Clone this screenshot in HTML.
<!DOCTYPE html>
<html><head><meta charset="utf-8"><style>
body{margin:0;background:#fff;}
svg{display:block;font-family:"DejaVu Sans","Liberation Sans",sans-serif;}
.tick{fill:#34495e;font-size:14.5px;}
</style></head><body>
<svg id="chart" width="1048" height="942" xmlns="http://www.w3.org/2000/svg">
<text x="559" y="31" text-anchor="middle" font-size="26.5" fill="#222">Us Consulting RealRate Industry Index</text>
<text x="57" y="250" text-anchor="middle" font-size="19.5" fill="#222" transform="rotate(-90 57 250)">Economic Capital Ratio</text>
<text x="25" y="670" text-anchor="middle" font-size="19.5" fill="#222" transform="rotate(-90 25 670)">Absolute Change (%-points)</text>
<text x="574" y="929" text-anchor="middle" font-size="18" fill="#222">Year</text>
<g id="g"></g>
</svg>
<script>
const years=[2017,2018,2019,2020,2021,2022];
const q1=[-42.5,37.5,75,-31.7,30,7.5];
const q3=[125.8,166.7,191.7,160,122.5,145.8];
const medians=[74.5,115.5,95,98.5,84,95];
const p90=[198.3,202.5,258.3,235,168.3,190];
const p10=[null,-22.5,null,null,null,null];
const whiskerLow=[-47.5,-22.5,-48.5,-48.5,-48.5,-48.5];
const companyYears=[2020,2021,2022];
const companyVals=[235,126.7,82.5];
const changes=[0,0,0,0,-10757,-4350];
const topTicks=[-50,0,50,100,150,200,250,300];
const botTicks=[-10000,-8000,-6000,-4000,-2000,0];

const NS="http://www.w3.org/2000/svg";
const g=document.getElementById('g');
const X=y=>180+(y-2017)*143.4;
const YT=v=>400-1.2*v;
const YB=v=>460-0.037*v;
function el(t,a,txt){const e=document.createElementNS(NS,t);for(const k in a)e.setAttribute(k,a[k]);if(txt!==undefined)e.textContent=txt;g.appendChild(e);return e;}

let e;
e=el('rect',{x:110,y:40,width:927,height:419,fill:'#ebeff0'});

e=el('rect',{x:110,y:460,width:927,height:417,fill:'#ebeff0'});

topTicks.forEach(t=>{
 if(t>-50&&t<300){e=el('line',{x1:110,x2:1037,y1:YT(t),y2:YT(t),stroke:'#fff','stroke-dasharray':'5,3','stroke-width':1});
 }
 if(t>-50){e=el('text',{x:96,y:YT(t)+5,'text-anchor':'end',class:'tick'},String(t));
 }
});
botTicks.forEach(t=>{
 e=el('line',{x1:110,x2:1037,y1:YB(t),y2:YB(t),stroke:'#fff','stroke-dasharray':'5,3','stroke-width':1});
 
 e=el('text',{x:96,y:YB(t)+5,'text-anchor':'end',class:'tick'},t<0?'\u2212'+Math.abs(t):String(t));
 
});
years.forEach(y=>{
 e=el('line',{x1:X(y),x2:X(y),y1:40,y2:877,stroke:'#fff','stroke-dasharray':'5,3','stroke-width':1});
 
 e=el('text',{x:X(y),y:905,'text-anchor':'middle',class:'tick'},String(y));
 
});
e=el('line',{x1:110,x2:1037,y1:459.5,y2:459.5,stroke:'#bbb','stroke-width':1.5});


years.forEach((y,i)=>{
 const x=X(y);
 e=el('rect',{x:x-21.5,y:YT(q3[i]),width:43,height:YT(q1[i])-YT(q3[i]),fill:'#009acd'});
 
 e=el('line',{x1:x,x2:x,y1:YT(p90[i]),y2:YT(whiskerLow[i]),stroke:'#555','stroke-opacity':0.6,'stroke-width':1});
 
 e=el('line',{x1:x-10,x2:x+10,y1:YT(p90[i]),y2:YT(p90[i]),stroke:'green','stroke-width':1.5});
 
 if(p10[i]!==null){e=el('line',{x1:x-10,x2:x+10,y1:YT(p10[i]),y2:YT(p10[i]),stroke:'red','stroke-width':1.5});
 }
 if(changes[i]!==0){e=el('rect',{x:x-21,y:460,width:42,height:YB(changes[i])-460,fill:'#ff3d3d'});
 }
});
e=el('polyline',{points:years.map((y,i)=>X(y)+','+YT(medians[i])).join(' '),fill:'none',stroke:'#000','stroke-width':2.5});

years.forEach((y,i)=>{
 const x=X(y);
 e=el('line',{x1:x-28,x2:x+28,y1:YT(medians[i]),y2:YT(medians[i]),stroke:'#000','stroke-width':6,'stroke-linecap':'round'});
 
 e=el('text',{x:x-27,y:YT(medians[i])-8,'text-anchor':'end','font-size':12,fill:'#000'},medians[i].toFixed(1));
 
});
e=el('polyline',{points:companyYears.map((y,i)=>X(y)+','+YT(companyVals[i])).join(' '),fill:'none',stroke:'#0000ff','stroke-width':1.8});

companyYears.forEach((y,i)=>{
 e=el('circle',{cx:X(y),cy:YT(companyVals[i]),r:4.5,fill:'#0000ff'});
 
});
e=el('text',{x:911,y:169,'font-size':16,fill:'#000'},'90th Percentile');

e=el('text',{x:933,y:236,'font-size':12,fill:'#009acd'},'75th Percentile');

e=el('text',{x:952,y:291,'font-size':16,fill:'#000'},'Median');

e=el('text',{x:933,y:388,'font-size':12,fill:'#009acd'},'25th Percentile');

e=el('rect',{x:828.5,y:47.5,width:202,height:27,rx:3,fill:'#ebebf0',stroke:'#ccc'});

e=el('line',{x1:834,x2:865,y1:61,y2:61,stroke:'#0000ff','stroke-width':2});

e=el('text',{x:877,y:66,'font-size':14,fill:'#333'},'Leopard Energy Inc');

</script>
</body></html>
---
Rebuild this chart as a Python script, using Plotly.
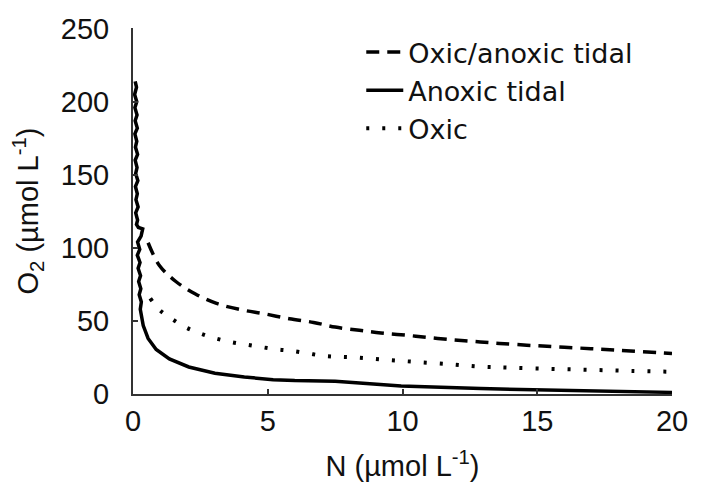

EXERCISE DETAILS:
Using the listing, copy every line where the word "chart" shows up.

COMPLETE RESPONSE:
<svg id="chart" width="1048" height="942" xmlns="http://www.w3.org/2000/svg">
Rebuild this chart as a Python script, using Plotly.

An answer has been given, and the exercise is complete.